▸ Requirement: Gather every line holding the string "seaborn".

─── The input ───

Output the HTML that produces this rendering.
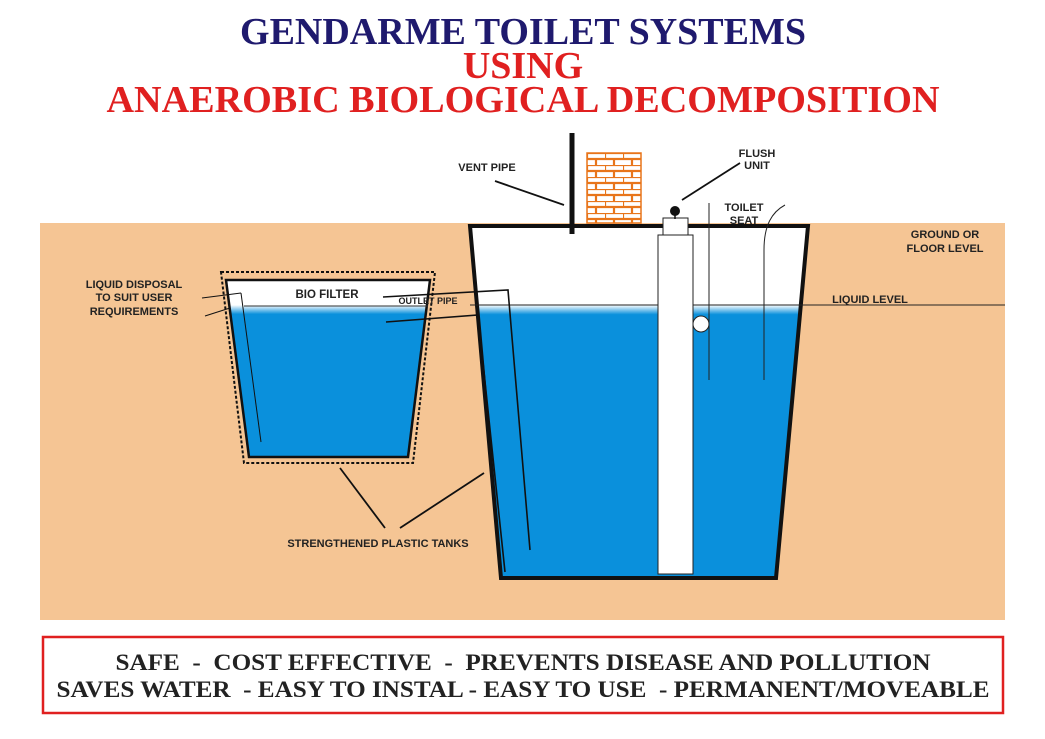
<!DOCTYPE html>
<html><head><meta charset="utf-8"><style>
html,body{margin:0;padding:0;background:#fff;}
svg{display:block;}
</style></head><body>
<svg width="1045" height="739" viewBox="0 0 1045 739" xmlns="http://www.w3.org/2000/svg">
<defs>
<linearGradient id="wg" x1="0" y1="0" x2="0" y2="1">
<stop offset="0" stop-color="#ffffff"/><stop offset="0.035" stop-color="#0a90dc"/><stop offset="1" stop-color="#0a90dc"/>
</linearGradient>
<linearGradient id="wg2" x1="0" y1="0" x2="0" y2="1">
<stop offset="0" stop-color="#ffffff"/><stop offset="0.06" stop-color="#0a90dc"/><stop offset="1" stop-color="#0a90dc"/>
</linearGradient>
<pattern id="brick" width="18" height="12" patternUnits="userSpaceOnUse" x="587" y="153">
<rect width="18" height="12" fill="#fff"/>
<path d="M0 0H18M0 6H18M0 0V6M9 6V12" stroke="#e8751a" stroke-width="2.2" fill="none"/>
</pattern>
</defs>
<g font-family="'Liberation Serif',serif" font-weight="bold" text-anchor="middle">
<text x="523" y="44" font-size="38" fill="#1f1a6e">GENDARME TOILET SYSTEMS</text>
<text x="523" y="78" font-size="38" fill="#e02020">USING</text>
<text x="523" y="112" font-size="38" fill="#e02020" textLength="833" lengthAdjust="spacingAndGlyphs">ANAEROBIC BIOLOGICAL DECOMPOSITION</text>
</g>
<rect x="40" y="223" width="965" height="397" fill="#f5c594"/>
<!-- big tank -->
<polygon points="470,226 808,226 776,578 501,578" fill="#fff"/>
<polygon points="477,305 802,305 775,577 502,577" fill="url(#wg)"/>
<polygon points="470,226 808,226 776,578 501,578" fill="none" stroke="#111" stroke-width="4"/>
<line x1="470" y1="305" x2="1005" y2="305" stroke="#222" stroke-width="1"/>
<!-- small tank -->
<polygon points="221,272 435,272 413,463 244,463" fill="none" stroke="#111" stroke-width="2" stroke-dasharray="3,2"/>
<polygon points="226,280 430,280 408,457 249,457" fill="#fff"/>
<polygon points="228,305 428,305 408,457 250,457" fill="url(#wg2)"/>
<polygon points="226,280 430,280 408,457 249,457" fill="none" stroke="#111" stroke-width="2.5"/>
<line x1="244" y1="306" x2="428" y2="306" stroke="#333" stroke-width="1"/>
<!-- outlet pipe lines -->
<polyline points="383,297 508,290 530,550" fill="none" stroke="#111" stroke-width="1.6"/>
<polyline points="386,322 478,315 505,572" fill="none" stroke="#111" stroke-width="1.6"/>
<line x1="241" y1="293" x2="261" y2="442" stroke="#111" stroke-width="1"/>
<line x1="202" y1="298" x2="241" y2="293" stroke="#111" stroke-width="1"/>
<line x1="205" y1="316" x2="230" y2="308" stroke="#111" stroke-width="1"/>
<!-- vent & chimney -->
<line x1="572" y1="133" x2="572" y2="234" stroke="#111" stroke-width="5"/>
<rect x="587" y="153" width="54" height="70" fill="url(#brick)" stroke="#e8751a" stroke-width="1.5"/>
<!-- flush unit -->
<rect x="658" y="235" width="35" height="339" fill="#fff" stroke="#222" stroke-width="1"/>
<rect x="663" y="218" width="25" height="17" fill="#fff" stroke="#222" stroke-width="1"/>
<circle cx="675" cy="211" r="5" fill="#111"/>
<line x1="675" y1="215" x2="675" y2="219" stroke="#111" stroke-width="1.5"/>
<circle cx="701" cy="324" r="8" fill="#fff" stroke="#222" stroke-width="1"/>
<line x1="709" y1="203" x2="709" y2="380" stroke="#222" stroke-width="1"/>
<path d="M785 205 C772 212 764 225 764 250 L764 380" fill="none" stroke="#222" stroke-width="1"/>
<!-- leader lines -->
<line x1="495" y1="181" x2="564" y2="205" stroke="#111" stroke-width="1.8"/>
<line x1="682" y1="200" x2="740" y2="163" stroke="#111" stroke-width="1.8"/>
<line x1="340" y1="468" x2="385" y2="528" stroke="#111" stroke-width="1.8"/>
<line x1="400" y1="528" x2="484" y2="473" stroke="#111" stroke-width="1.8"/>
<g font-family="'Liberation Sans',sans-serif" font-weight="bold" font-size="11" fill="#222" text-anchor="middle">
<text x="487" y="171">VENT PIPE</text>
<text x="757" y="157">FLUSH</text><text x="757" y="169">UNIT</text>
<text x="744" y="211">TOILET</text><text x="744" y="224">SEAT</text>
<text x="945" y="238">GROUND OR</text><text x="945" y="252">FLOOR LEVEL</text>
<text x="870" y="303">LIQUID LEVEL</text>
<text x="134" y="288">LIQUID DISPOSAL</text><text x="134" y="301">TO SUIT USER</text><text x="134" y="315">REQUIREMENTS</text>
<text x="327" y="298" font-size="11.5">BIO FILTER</text>
<text x="428" y="304" font-size="9">OUTLET PIPE</text>
<text x="378" y="547">STRENGTHENED PLASTIC TANKS</text>
</g>
<rect x="43" y="637" width="960" height="76" fill="none" stroke="#e02020" stroke-width="2.5"/>
<g font-family="'Liberation Serif',serif" font-weight="bold" font-size="23" fill="#222" text-anchor="middle">
<text x="523" y="670" textLength="815" lengthAdjust="spacingAndGlyphs" xml:space="preserve">SAFE  -  COST EFFECTIVE  -  PREVENTS DISEASE AND POLLUTION</text>
<text x="523" y="697" textLength="933" lengthAdjust="spacingAndGlyphs" xml:space="preserve">SAVES WATER  - EASY TO INSTAL - EASY TO USE  - PERMANENT/MOVEABLE</text>
</g>
</svg>
</body></html>
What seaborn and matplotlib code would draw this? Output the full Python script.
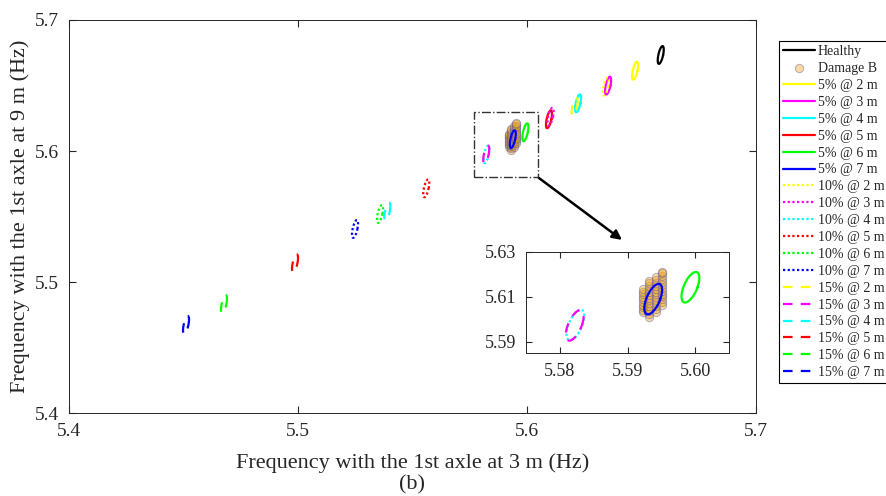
import numpy as np
import matplotlib
matplotlib.use("Agg")
import matplotlib.pyplot as plt
from matplotlib.patches import Rectangle
from matplotlib.ticker import FormatStrFormatter
import seaborn as sns

# First natural frequency (Hz): first axle at 3 m (x) and at 9 m (y)
healthy_f3 = 5.6584
healthy_f9 = 5.6733

locations = ["2 m", "3 m", "4 m", "5 m", "6 m", "7 m"]
severities = ["5%", "10%", "15%"]

f3_5pct = [5.6472, 5.6354, 5.6223, 5.6096, 5.5993, 5.5938]
f9_5pct = [5.6613, 5.6499, 5.6364, 5.6242, 5.6143, 5.6090]
f3_10pct = [5.6344, 5.6103, 5.5823, 5.5560, 5.5358, 5.5249]
f9_10pct = [5.6491, 5.6262, 5.5975, 5.5715, 5.5519, 5.5405]
f3_15pct = [5.6208, 5.5822, 5.5390, 5.4987, 5.4677, 5.4511]
f9_15pct = [5.6338, 5.5973, 5.5537, 5.5143, 5.4832, 5.4672]

# Damage B samples
damage_b_f3 = ([5.5923] * 10 + [5.5932] * 14 + [5.5942] * 13 + [5.5951] * 13)
damage_b_f9 = [
    5.6032, 5.6043, 5.6055, 5.6066, 5.6078, 5.6089, 5.6101, 5.6112, 5.6124, 5.6133,
    5.6010, 5.6022, 5.6035, 5.6047, 5.6060, 5.6072, 5.6085, 5.6097, 5.6110, 5.6122,
    5.6135, 5.6147, 5.6160, 5.6170,
    5.6033, 5.6046, 5.6059, 5.6072, 5.6085, 5.6098, 5.6111, 5.6124, 5.6137, 5.6150,
    5.6163, 5.6176, 5.6190,
    5.6063, 5.6076, 5.6089, 5.6102, 5.6115, 5.6128, 5.6141, 5.6154, 5.6167, 5.6180,
    5.6193, 5.6206, 5.6212,
]

severity_f3 = [f3_5pct, f3_10pct, f3_15pct]
severity_f9 = [f9_5pct, f9_10pct, f9_15pct]

location_colors = ["#ffff00", "#ff00ff", "#00ffff", "#ff0000", "#00ff00", "#0000ff"]
severity_styles = ["-", (0, (1, 1.1)), (0, (4.3, 3.7))]

# confidence-ellipse shape (Hz): x = cx + A cos t + B sin t, y = cy + C sin t
ELL_A, ELL_B, ELL_C = 0.00105, 0.0008, 0.0068
_t = np.linspace(0, 2 * np.pi, 160)


def ellipse_outline(cx, cy):
    return cx + ELL_A * np.cos(_t) + ELL_B * np.sin(_t), cy + ELL_C * np.sin(_t)


sns.set_style("ticks")
plt.rcParams["font.family"] = ["Liberation Serif", "DejaVu Serif"]

fig = plt.figure(figsize=(8.86, 4.96), dpi=100)
ax = fig.add_axes([69 / 886, 83 / 496, 687 / 886, 393 / 496])
axins = fig.add_axes([526 / 886, 143 / 496, 203 / 886, 101 / 496])

face_b = (0.93, 0.66, 0.12, 0.42)
edge_b = (0.36, 0.34, 0.66, 0.45)


def draw_family(axis):
    handles = []
    sns.scatterplot(x=damage_b_f3, y=damage_b_f9, ax=axis, s=36,
                    color=face_b, edgecolor=edge_b, linewidth=0.7, zorder=2,
                    legend=False)
    dmg_handle = axis.collections[-1]

    hx, hy = ellipse_outline(healthy_f3, healthy_f9)
    sns.lineplot(x=hx, y=hy, ax=axis, sort=False, estimator=None,
                 color="black", lw=1.6, zorder=3, legend=False)
    handles.append(("Healthy", axis.lines[-1]))
    handles.append(("Damage B", dmg_handle))

    for sev, xs, ys, style in zip(severities, severity_f3, severity_f9, severity_styles):
        for loc, cx, cy, col in zip(locations, xs, ys, location_colors):
            ex, ey = ellipse_outline(cx, cy)
            sns.lineplot(x=ex, y=ey, ax=axis, sort=False, estimator=None,
                         color=col, lw=1.6, linestyle=style, zorder=3,
                         legend=False)
            handles.append((f"{sev} @ {loc}", axis.lines[-1]))
    return handles


handles = draw_family(ax)
draw_family(axins)

# main axes
ax.set_xlim(5.4, 5.7)
ax.set_ylim(5.4, 5.7)
ax.set_xticks([5.4, 5.5, 5.6, 5.7])
ax.set_yticks([5.4, 5.5, 5.6, 5.7])
ax.xaxis.set_major_formatter(FormatStrFormatter("%.1f"))
ax.yaxis.set_major_formatter(FormatStrFormatter("%.1f"))
ax.tick_params(direction="in", length=5, width=0.8, top=True, right=True,
               labelsize=14, pad=7, colors="#262626")
ax.set_xlabel("Frequency with the 1st axle at 3 m (Hz)", fontsize=16, labelpad=10)
ax.set_ylabel("Frequency with the 1st axle at 9 m (Hz)", fontsize=16, labelpad=4)
for sp in ax.spines.values():
    sp.set_visible(True)
    sp.set_linewidth(0.7)
    sp.set_color("#262626")

# zoom box and pointer
ax.add_patch(Rectangle((5.577, 5.58), 0.028, 0.05, fill=False,
                       edgecolor="#333333", lw=1.0, linestyle="-.", zorder=4))
ax.annotate("", xy=(5.6415, 5.5321), xytext=(5.6052, 5.5794),
            arrowprops=dict(arrowstyle="-|>", color="black", lw=1.8,
                            mutation_scale=14, shrinkA=0, shrinkB=0))

# inset axes
axins.set_xlim(5.575, 5.605)
axins.set_ylim(5.585, 5.63)
axins.set_xticks([5.58, 5.59, 5.60])
axins.set_yticks([5.59, 5.61, 5.63])
axins.xaxis.set_major_formatter(FormatStrFormatter("%.2f"))
axins.yaxis.set_major_formatter(FormatStrFormatter("%.2f"))
axins.tick_params(direction="in", length=4, width=0.8, top=True, right=True,
                  labelsize=13, pad=7, colors="#262626")
for sp in axins.spines.values():
    sp.set_visible(True)
    sp.set_linewidth(0.7)
    sp.set_color("#262626")

fig.text(412 / 886, 1 - 485 / 496, "(b)", ha="center", va="center", fontsize=16)

leg = fig.legend([h for _, h in handles], [l for l, _ in handles],
                 loc="upper left", bbox_to_anchor=(779 / 886, 1 - 41 / 496),
                 frameon=True, fancybox=False, edgecolor="black", framealpha=1,
                 fontsize=10, handlelength=2.3, handletextpad=0.2,
                 labelspacing=0.28, borderpad=0.3, borderaxespad=0)
leg.get_frame().set_linewidth(0.8)

fig.savefig("out.png", dpi=100)
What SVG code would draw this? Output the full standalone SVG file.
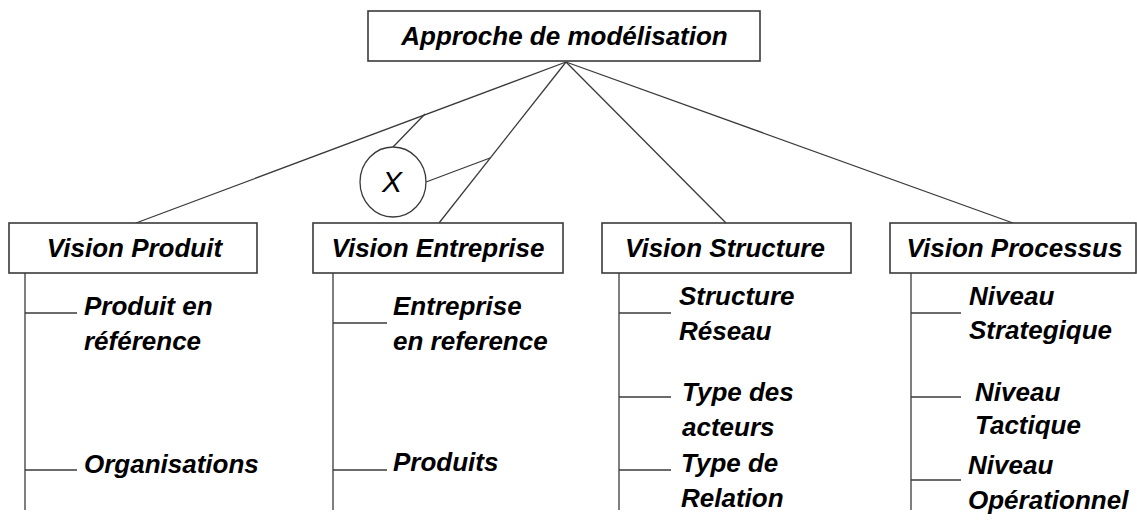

───

▸ Result of this exercise:
What seaborn and matplotlib code would draw this? Output the full Python script.
import seaborn as sns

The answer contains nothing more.